Landonline: what will we get for our $150m?
The moment of truth is approaching for the country's most expensive Government computer.
In October, the $150 million (or so) Landonline system, handling land titles and survey plans electronically, should sign up its first clients.
Initially, the project, which is over a year behind schedule, will operate out of the Dunedin office of Land Information New Zealand.
If the system works properly, there should be greater efficiencies in the turnaround of work, but some teething troubles have emerged during trials.
According to one report, surveyors have found title plans which took five to seven working days to process manually taking up to 25 days to handle electronically.
Another activity related to property titles, which usually took up to 10 days, was reportedly taking twice as long on the new system.
Dunedin is just the frontrunner of the $120 million stage one, not due for completion until mid-2002.
Stage two, which will allow surveyors and lawyers to electronically lodge plans and title documents, will cost a further $25 million to $30 million. It is still awaiting cabinet approval, with discussion scheduled for October.
The final costs are still uncertain.
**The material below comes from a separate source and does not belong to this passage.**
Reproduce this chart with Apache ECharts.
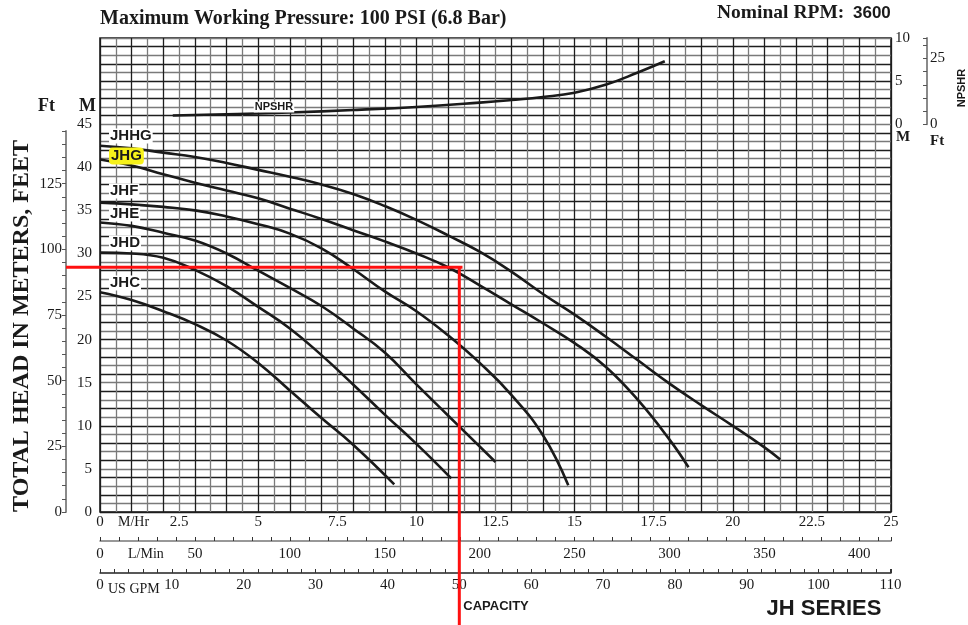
<!DOCTYPE html>
<html><head><meta charset="utf-8">
<script src="https://cdn.jsdelivr.net/npm/echarts@6/dist/echarts.min.js"></script>
<style>html,body{margin:0;padding:0;background:#fff}#c{width:968px;height:625px}</style>
</head><body><div id="c"></div>
<script>
// ---- data (flow in m3/h, head in m) ----
const jhhg = [[0,42.5],[1,42.2],[2,41.7],[3,41.2],[4,40.5],[5,39.7],[6,38.9],[7,38.0],[8,36.9],[9,35.5],[10,33.9],[11,32.1],[12,30.2],[13,27.9],[14,25.3],[15,22.9],[16,20.3],[17,17.6],[18,14.9],[19,12.4],[20,10.0],[21,7.5],[21.5,6.1]];
const jhg  = [[0,40.9],[1,40.2],[2,39.2],[3,38.2],[4,37.3],[5,36.4],[6,35.2],[7,34.0],[8,32.7],[9,31.4],[10,30.0],[11,28.4],[12,26.3],[13,24.1],[14,21.9],[15,19.6],[16,16.8],[17,13.0],[18,8.4],[18.6,5.2]];
const jhf  = [[0,35.9],[1,35.7],[2,35.4],[3,35.0],[4,34.3],[5,33.4],[6,32.3],[7,30.6],[8,28.2],[9,25.6],[10,23.3],[11,20.5],[12,17.3],[13,13.6],[14,8.9],[14.8,3.1]];
const jhe  = [[0,33.6],[1,33.2],[2,32.4],[3,31.5],[4,30.0],[5,28.0],[6,26.0],[7,23.9],[8,21.3],[9,18.5],[10,14.8],[11,11.2],[12.5,5.8]];
const jhd  = [[0,30.1],[1,30.0],[2,29.5],[3,28.1],[4,26.2],[5,23.8],[6,21.3],[7,18.2],[8,14.8],[9,11.3],[10,7.9],[11.1,3.9]];
const jhc  = [[0,25.5],[1,24.6],[2,23.3],[3,21.8],[4,19.9],[5,17.3],[6,14.1],[7,10.9],[8,7.8],[9.3,3.2]];
const npshr = [[2.3,1.0],[4,1.15],[6,1.35],[8,1.65],[10,2.0],[12,2.5],[13,2.8],[14,3.15],[15,3.65],[16,4.6],[17,6.0],[17.85,7.3]];
const dutyGpm = 50;      // red marker flow (US GPM)
const dutyHead = 28.4;   // red marker head (m)
const curveNames = ['JHHG','JHG','JHF','JHE','JHD','JHC'];
const flowMax = 25;             // m3/h
const headMax = 55;             // grid height in m (45 head + 10 NPSHR)
const ftMax = 145;              // left feet axis top
const GPM_PER_M3H = 4.40287;
const lminMax = flowMax*1000/60;
const gpmMax = flowMax*GPM_PER_M3H;
const M2FT = 0.3048;

const SERIF = "'Liberation Serif','DejaVu Serif',serif";
const SANS = "'Liberation Sans','DejaVu Sans',Arial,sans-serif";
const near = (v, s) => Math.abs(v/s - Math.round(v/s)) < 1e-6;

const G = {top:38, bottom:113, left:100, right:77};
const FT_AXIS_X = 66;
const H = 625 - G.top - G.bottom;
const W = 968 - G.left - G.right;
const grid1Top = G.top + H*(1 - ftMax*M2FT/headMax);
const grid2Bottom = 625 - (G.top + H*10/headMax);
const grid1FlowMin = -(G.left - FT_AXIS_X)*flowMax/W;   // flow value at the feet axis line

const chart = echarts.init(document.getElementById('c'), null, {renderer:'canvas'});

const curveSeries = [jhhg, jhg, jhf, jhe, jhd, jhc].map((d,i)=>({
  name: curveNames[i], type:'line', data:d, xAxisIndex:0, yAxisIndex:0,
  smooth:0.45, showSymbol:false, symbol:'none',
  lineStyle:{color:'#1a1a1a', width:2.6}, z:5, silent:true
}));

function txt(x,y,text,font,extra){
  return {type:'text', z:100, style:Object.assign({x:x,y:y,text:text,font:font,fill:'#1a1a1a',textAlign:'left',textVerticalAlign:'middle'}, extra||{})};
}
const noTick = {show:false};
const gridLine = {show:true, lineStyle:{color:['#1e1e1e','#7a7a7a'], width:1.3}};

const yTitle = txt(0,0,'TOTAL HEAD IN METERS, FEET','bold 24px '+SERIF,{textAlign:'center'});
yTitle.rotation = Math.PI/2; yTitle.x = 22; yTitle.y = 326;
const npTitle = txt(0,0,'NPSHR','bold 11px '+SANS,{textAlign:'center'});
npTitle.rotation = Math.PI/2; npTitle.x = 962; npTitle.y = 88;

const dutyFlow = dutyGpm/GPM_PER_M3H;   // same point expressed in m3/h
const dutyHeadFt = dutyHead/M2FT;

const option = {
  animation:false,
  backgroundColor:'#fff',
  grid:[
    Object.assign({show:true, borderColor:'#111', borderWidth:1.5, outerBoundsMode:'none'}, G),
    {left:FT_AXIS_X, right:G.right, top:grid1Top, bottom:G.bottom, outerBoundsMode:'none'},
    {left:G.left, right:41, top:G.top, bottom:grid2Bottom, outerBoundsMode:'none'}
  ],
  xAxis:[
    {type:'value', gridIndex:0, min:0, max:flowMax, interval:0.5,
     axisLine:{show:false, onZero:false}, axisTick:noTick, minorTick:noTick, minorSplitLine:noTick,
     axisLabel:{showMinLabel:true, showMaxLabel:true, margin:3, fontFamily:SERIF, fontSize:15, color:'#1a1a1a',
       formatter:v=> near(v,2.5) ? String(v) : ''},
     splitLine:gridLine},
    {type:'value', gridIndex:0, position:'bottom', offset:29, min:0, max:lminMax, interval:10,
     axisLine:{show:true, onZero:false, lineStyle:{color:'#777', width:1.5}},
     axisTick:{show:true, inside:true, length:4, lineStyle:{color:'#333'}},
     axisLabel:{showMinLabel:true, margin:6, fontFamily:SERIF, fontSize:15, color:'#1a1a1a',
       formatter:v=> near(v,50) ? String(v) : ''},
     splitLine:{show:false}},
    {type:'value', gridIndex:0, position:'bottom', offset:61, min:0, max:gpmMax, interval:2,
     axisLine:{show:true, onZero:false, lineStyle:{color:'#222', width:1.5}},
     axisTick:{show:true, inside:true, length:4, lineStyle:{color:'#333'}},
     axisLabel:{showMinLabel:true, margin:5, fontFamily:SERIF, fontSize:15, color:'#1a1a1a',
       formatter:v=> near(v,10) ? String(v) : ''},
     splitLine:{show:false}},
    {type:'value', gridIndex:1, show:false, min:grid1FlowMin, max:flowMax, axisTick:noTick, axisLine:{show:false, onZero:false}, splitLine:{show:false}, axisLabel:{show:false}},
    {type:'value', gridIndex:2, show:false, min:0, max:1, axisTick:noTick, axisLine:{show:false, onZero:false}, splitLine:{show:false}, axisLabel:{show:false}}
  ],
  yAxis:[
    {type:'value', gridIndex:0, min:0, max:headMax, interval:1,
     axisLine:{show:false, onZero:false}, axisTick:noTick, minorTick:noTick, minorSplitLine:noTick,
     axisLabel:{showMinLabel:true, margin:8, fontFamily:SERIF, fontSize:15, color:'#1a1a1a',
       formatter:v=> (v<=45 && near(v,5)) ? String(v) : ''},
     splitLine:gridLine},
    {type:'value', gridIndex:0, position:'right', min:-45, max:10, interval:5,
     axisLine:{show:false, onZero:false}, axisTick:noTick, splitLine:{show:false},
     axisLabel:{showMaxLabel:true, margin:4, fontFamily:SERIF, fontSize:15, color:'#1a1a1a',
       formatter:v=> v>=0 ? String(v) : ''}},
    {type:'value', gridIndex:1, position:'left', min:0, max:ftMax, interval:5,
     axisLine:{show:true, onZero:false, lineStyle:{color:'#8a8a8a', width:2}},
     axisTick:{show:true, length:4, lineStyle:{color:'#555'}},
     splitLine:{show:false},
     axisLabel:{showMinLabel:true, margin:4, fontFamily:SERIF, fontSize:15, color:'#1a1a1a',
       formatter:v=> near(v,25) ? String(v) : ''}},
    {type:'value', gridIndex:2, position:'right', min:0, max:10/M2FT, interval:5,
     axisLine:{show:true, onZero:false, lineStyle:{color:'#8a8a8a', width:2}},
     axisTick:{show:true, inside:true, length:4, lineStyle:{color:'#555'}},
     splitLine:{show:false},
     axisLabel:{showMinLabel:true, margin:3, fontFamily:SERIF, fontSize:15, color:'#1a1a1a',
       formatter:v=> near(v,25) ? String(v) : ''}}
  ],
  series: curveSeries.concat([
    {name:'NPSHR', type:'line', data:npshr, xAxisIndex:0, yAxisIndex:1, smooth:0.45,
     showSymbol:false, symbol:'none', lineStyle:{color:'#1a1a1a', width:2.6}, z:5, silent:true},
    {name:'dutyH', type:'line', xAxisIndex:3, yAxisIndex:2, clip:false, showSymbol:false, symbol:'none',
     data:[[grid1FlowMin,dutyHeadFt],[dutyFlow+0.1,dutyHeadFt]], lineStyle:{color:'#ff1010', width:3}, z:20, silent:true},
    {name:'dutyV', type:'line', xAxisIndex:0, yAxisIndex:0, clip:false, showSymbol:false, symbol:'none',
     data:[[dutyFlow,dutyHead],[dutyFlow,-14]], lineStyle:{color:'#ff1010', width:3}, z:20, silent:true}
  ]),
  graphic:[
    txt(100,19,'Maximum Working Pressure: 100 PSI (6.8 Bar)','bold 20px '+SERIF),
    txt(717,13,'Nominal RPM:','bold 19.5px '+SERIF),
    txt(853,13,'3600','bold 17px '+SANS),
    yTitle,
    txt(38,106,'Ft','bold 18px '+SERIF),
    txt(79,106,'M','bold 18px '+SERIF),
    txt(896,137,'M','bold 15px '+SERIF),
    txt(930,141,'Ft','bold 15px '+SERIF),
    txt(118,522,'M/Hr','14px '+SERIF),
    txt(128,554,'L/Min','14px '+SERIF),
    txt(108,589,'US GPM','14px '+SERIF),
    txt(496,606,'CAPACITY','bold 13px '+SANS,{textAlign:'center'}),
    txt(824,609,'JH SERIES','bold 22px '+SANS,{textAlign:'center'}),
    txt(274,107,'NPSHR','bold 11px '+SANS,{textAlign:'center', backgroundColor:'#fff', padding:[0,1]}),
    txt(109,136,'JHHG','bold 15px '+SANS,{backgroundColor:'#fff', padding:[0,1]}),
    txt(109,156,'JHG','bold 15px '+SANS,{backgroundColor:'#f7f21a', padding:[1,2], borderRadius:4}),
    txt(109,191,'JHF','bold 15px '+SANS,{backgroundColor:'#fff', padding:[0,1]}),
    txt(109,214,'JHE','bold 15px '+SANS,{backgroundColor:'#fff', padding:[0,1]}),
    txt(109,243,'JHD','bold 15px '+SANS,{backgroundColor:'#fff', padding:[0,1]}),
    txt(109,283,'JHC','bold 15px '+SANS,{backgroundColor:'#fff', padding:[0,1]}),
    npTitle
  ]
};
chart.setOption(option);
</script>
</body></html>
An Auditor-General's report on the costs of the Government's large technology projects concluded that the estimate of $144 million had only a 15 per cent probability of being met.
A $149 million cost had only a 50-50 chance of being met, said the report, based on June 1999 calculations but issued only in April.
In May, Parliament's primary production select committee recommended that Land Information New Zealand be allowed to proceed with the project after receiving assurances that it could keep within a $145 million to $155 million cost frame.
The police's failed Incis crime-fighting computer system cost taxpayers $107.5 million.